Symptoms of pregnancy
You may notice some signs and symptoms before you even take a pregnancy test. Others will appear weeks later, as your hormone levels change.
A missed period is one of the earliest symptoms of pregnancy (and maybe the most classic one). However, a missed period doesn’t necessarily mean you’re pregnant, especially if your cycle tends to be irregular.
There are many health conditions other than pregnancy that can cause a late or missed period.
Headaches are common in early pregnancy. They’re usually caused by altered hormone levels and increased blood volume. Contact your doctor if your headaches don’t go away or are especially painful.
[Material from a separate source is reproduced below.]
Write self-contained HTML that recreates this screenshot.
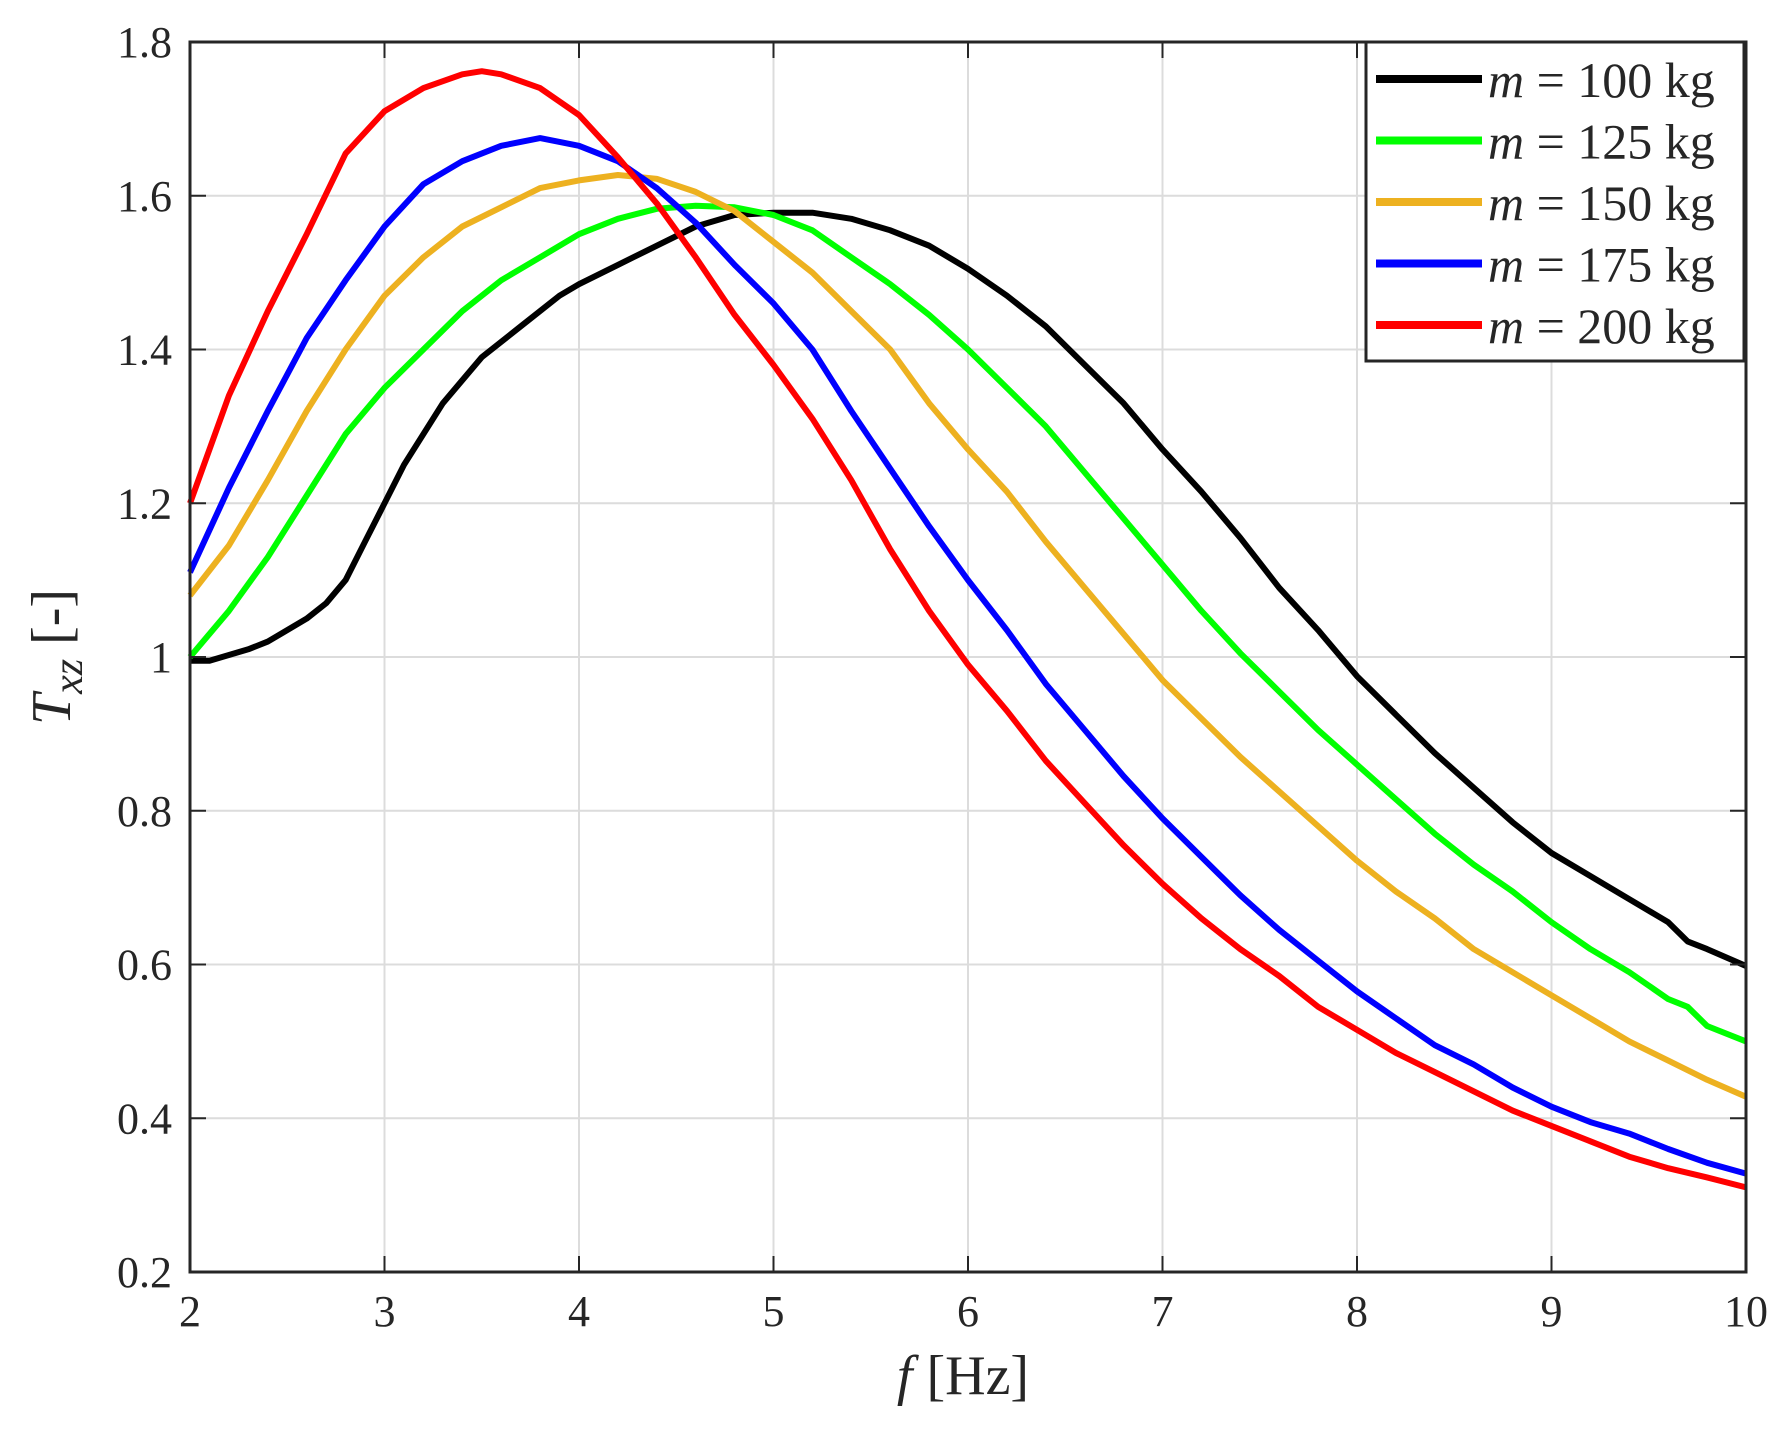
<!DOCTYPE html>
<html><head><meta charset="utf-8"><style>
html,body{margin:0;padding:0;background:#fff}
svg{display:block}
text{font-family:"Liberation Serif","Times New Roman",serif;fill:#262626}
</style></head><body>
<svg id="chart" width="1781" height="1432" viewBox="0 0 1781 1432" xmlns="http://www.w3.org/2000/svg">
<g id="grid"></g>
<g id="series"></g>
<g id="axes"></g>
<g id="legend"></g>
<text x="963" y="1394" font-size="56" text-anchor="middle"><tspan font-style="italic">f</tspan> [Hz]</text>
<text transform="translate(70,657) rotate(-90)" font-size="56" text-anchor="middle"><tspan font-style="italic">T</tspan><tspan font-style="italic" font-size="42" dy="12">xz</tspan><tspan dy="-12"> [-]</tspan></text>
</svg>
<script>
const xTicks=[2,3,4,5,6,7,8,9,10];
const yTicks=[0.2,0.4,0.6,0.8,1,1.2,1.4,1.6,1.8];
const yTickLabels=["0.2","0.4","0.6","0.8","1","1.2","1.4","1.6","1.8"];
const seriesNames=["m = 100 kg","m = 125 kg","m = 150 kg","m = 175 kg","m = 200 kg"];
const seriesColors=["#000000","#00ff00","#edb120","#0000ff","#ff0000"];
const f100=[2,2.1,2.3,2.4,2.6,2.7,2.8,2.9,3.0,3.1,3.3,3.5,3.7,3.9,4.0,4.2,4.4,4.6,4.8,5.0,5.2,5.4,5.6,5.8,6.0,6.2,6.4,6.6,6.8,7.0,7.2,7.4,7.6,7.8,8.0,8.2,8.4,8.6,8.8,9.0,9.2,9.4,9.6,9.7,9.8,10];
const t100=[0.995,0.995,1.01,1.02,1.05,1.07,1.10,1.15,1.20,1.25,1.33,1.39,1.43,1.47,1.485,1.51,1.535,1.56,1.575,1.578,1.578,1.57,1.555,1.535,1.505,1.47,1.43,1.38,1.33,1.27,1.215,1.155,1.09,1.035,0.975,0.925,0.875,0.83,0.785,0.745,0.715,0.685,0.655,0.63,0.62,0.598];
const f125=[2,2.2,2.4,2.6,2.8,3.0,3.2,3.4,3.6,3.8,4.0,4.2,4.4,4.6,4.8,5.0,5.2,5.4,5.6,5.8,6.0,6.2,6.4,6.6,6.8,7.0,7.2,7.4,7.6,7.8,8.0,8.2,8.4,8.6,8.8,9.0,9.2,9.4,9.6,9.7,9.8,10];
const t125=[1.0,1.06,1.13,1.21,1.29,1.35,1.40,1.45,1.49,1.52,1.55,1.57,1.583,1.587,1.585,1.575,1.555,1.52,1.485,1.445,1.40,1.35,1.30,1.24,1.18,1.12,1.06,1.005,0.955,0.905,0.86,0.815,0.77,0.73,0.695,0.655,0.62,0.59,0.555,0.545,0.52,0.50];
const fStd=[2,2.2,2.4,2.6,2.8,3.0,3.2,3.4,3.6,3.8,4.0,4.2,4.4,4.6,4.8,5.0,5.2,5.4,5.6,5.8,6.0,6.2,6.4,6.6,6.8,7.0,7.2,7.4,7.6,7.8,8.0,8.2,8.4,8.6,8.8,9.0,9.2,9.4,9.6,9.8,10];
const t150=[1.08,1.145,1.23,1.32,1.40,1.47,1.52,1.56,1.585,1.61,1.62,1.627,1.622,1.605,1.58,1.54,1.50,1.45,1.40,1.33,1.27,1.215,1.15,1.09,1.03,0.97,0.92,0.87,0.825,0.78,0.735,0.695,0.66,0.62,0.59,0.56,0.53,0.50,0.475,0.45,0.428];
const t175=[1.11,1.22,1.32,1.415,1.49,1.56,1.615,1.645,1.665,1.675,1.665,1.645,1.61,1.565,1.51,1.46,1.40,1.32,1.245,1.17,1.10,1.035,0.965,0.905,0.845,0.79,0.74,0.69,0.645,0.605,0.565,0.53,0.495,0.47,0.44,0.415,0.395,0.38,0.36,0.342,0.328];
const f200=[2,2.2,2.4,2.6,2.8,3.0,3.2,3.4,3.5,3.6,3.8,4.0,4.2,4.4,4.6,4.8,5.0,5.2,5.4,5.6,5.8,6.0,6.2,6.4,6.6,6.8,7.0,7.2,7.4,7.6,7.8,8.0,8.2,8.4,8.6,8.8,9.0,9.2,9.4,9.6,9.8,10];
const t200=[1.20,1.34,1.45,1.55,1.655,1.71,1.74,1.758,1.762,1.758,1.74,1.705,1.65,1.59,1.52,1.445,1.38,1.31,1.23,1.14,1.06,0.99,0.93,0.865,0.81,0.755,0.705,0.66,0.62,0.585,0.545,0.515,0.485,0.46,0.435,0.41,0.39,0.37,0.35,0.335,0.323,0.31];

const NS="http://www.w3.org/2000/svg";
const L=190,R=1746,T=42,B=1272;
const xs=v=>L+(v-2)/8*(R-L);
const ys=v=>B-(v-0.2)/1.6*(B-T);
function mk(tag,attrs,parent){const e=document.createElementNS(NS,tag);for(const k in attrs)e.setAttribute(k,attrs[k]);parent.appendChild(e);return e;}
const grid=document.getElementById('grid'),axes=document.getElementById('axes'),ser=document.getElementById('series'),leg=document.getElementById('legend');
xTicks.forEach(v=>{
  const g=mk('line',{x1:xs(v),x2:xs(v),y1:T,y2:B,stroke:'#dcdcdc','stroke-width':2},grid);
  
  
  const t1=mk('line',{x1:xs(v),x2:xs(v),y1:B,y2:B-16,stroke:'#262626','stroke-width':2},axes);
  
  
  const t2=mk('line',{x1:xs(v),x2:xs(v),y1:T,y2:T+16,stroke:'#262626','stroke-width':2},axes);
  
  
  const lb=mk('text',{x:xs(v),y:B+54,'font-size':44,'text-anchor':'middle'},axes);lb.textContent=v;
  
  
});
yTicks.forEach((v,i)=>{
  const g=mk('line',{x1:L,x2:R,y1:ys(v),y2:ys(v),stroke:'#dcdcdc','stroke-width':2},grid);
  
  
  const t1=mk('line',{x1:L,x2:L+16,y1:ys(v),y2:ys(v),stroke:'#262626','stroke-width':2},axes);
  
  
  const t2=mk('line',{x1:R,x2:R-16,y1:ys(v),y2:ys(v),stroke:'#262626','stroke-width':2},axes);
  
  
  const lb=mk('text',{x:L-18,y:ys(v)+15,'font-size':44,'text-anchor':'end'},axes);lb.textContent=yTickLabels[i];
  
  
});
const box=mk('rect',{x:L,y:T,width:R-L,height:B-T,fill:'none',stroke:'#262626','stroke-width':3},axes);


const data=[[f100,t100],[f125,t125],[fStd,t150],[fStd,t175],[f200,t200]];
data.forEach((d,i)=>{
  const pts=d[0].map((x,j)=>xs(x).toFixed(1)+','+ys(d[1][j]).toFixed(1)).join(' ');
  const p=mk('polyline',{points:pts,fill:'none',stroke:seriesColors[i],'stroke-width':6,'stroke-linejoin':'round'},ser);
  
  
});
const lb=mk('rect',{x:1366,y:42,width:378,height:319,fill:'#fff',stroke:'#262626','stroke-width':3},leg);


seriesNames.forEach((n,i)=>{
  const y=79+i*61.5;
  const ln=mk('line',{x1:1376,x2:1482,y1:y,y2:y,stroke:seriesColors[i],'stroke-width':8},leg);
  
  
  const t=mk('text',{x:1488,y:y+18,'font-size':50,fill:'#000'},leg);
  
  
  const m=mk('tspan',{'font-style':'italic'},t);m.textContent='m';
  const r=mk('tspan',{},t);r.textContent=' = '+n.split(' = ')[1];
});
</script>
</body></html>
Some women may experience light bleeding and spotting in early pregnancy. This bleeding is most often the result of implantation. Implantation usually occurs one week after fertilization.
Early pregnancy bleeding can also result from relatively minor conditions such as an infection or irritation. The latter often affects the surface of the cervix (which is very sensitive during pregnancy).
Bleeding can also sometimes signal a serious pregnancy complication, such as miscarriage, ectopic pregnancy, or placenta previa. Always contact your doctor if you’re concerned.
You can expect to gain between 1 and 4 pounds in your first few months of pregnancy. Weight gain becomes more noticeable toward the beginning of your second trimester.
Hormones released during pregnancy can sometimes relax the valve between your stomach and esophagus. When stomach acid leaks out, this can result in heartburn.
Hormone changes during early pregnancy can slow down your digestive system. As a result, you may become constipated.
As the muscles in your uterus begin to stretch and expand, you may feel a pulling sensation that resembles menstrual cramps. If spotting or bleeding occurs alongside your cramps, it could signal a miscarriage or an ectopic pregnancy.
Hormones and stress on the muscles are the biggest causes of back pain in early pregnancy. Later on, your increased weight and shifted center of gravity may add to your back pain. Around half of all pregnant women report back pain during their pregnancy.
Pregnant women have an increased risk of anemia, which causes symptoms such as lightheadedness and dizziness.
The condition can lead to premature birth and low birth weight. Prenatal care usually involves screening for anemia.
Between 14 and 23 percent of all pregnant women develop depression during their pregnancy. The many biological and emotional changes you experience can be contributing causes.
Be sure to tell your doctor if you don’t feel like your usual self.
Insomnia is another common symptom of early pregnancy. Stress, physical discomfort, and hormonal changes can be contributing causes. A balanced diet, good sleep habits, and yoga stretches can all help you get a good night’s sleep.
Breast changes are one of the first noticeable signs of pregnancy. Even before you’re far enough along for a positive test, your breasts may begin to feel tender, swollen, and generally heavy or full. Your nipples may also become larger and more sensitive, and the areolae may darken.
Because of increased androgen hormones, many women experience acne in early pregnancy. These hormones can make your skin oilier, which can clog pores. Pregnancy acne is usually temporary and clears up after the baby is born.
Vomiting is a component of “morning sickness,” a common symptom that usually appears within the first four months. Morning sickness is often the first sign that you’re pregnant. Increased hormones during early pregnancy are the main cause.
Hip pain is common during pregnancy and tends to increase in late pregnancy. It can have a variety of causes, including:
- pressure on your ligaments
- changes in your posture
- a heavier uterus
Diarrhea and other digestive difficulties occur frequently during pregnancy. Hormone changes, a different diet, and added stress are all possible explanations. If diarrhea lasts more than a few days, contact your doctor to make sure you don’t become dehydrated.
Stress and pregnancy
While pregnancy is usually a happy time, it can also be a source of stress. A new baby means big changes to your body, your personal relationships, and even your finances. Don’t hesitate to ask your doctor for help if you begin to feel overwhelmed.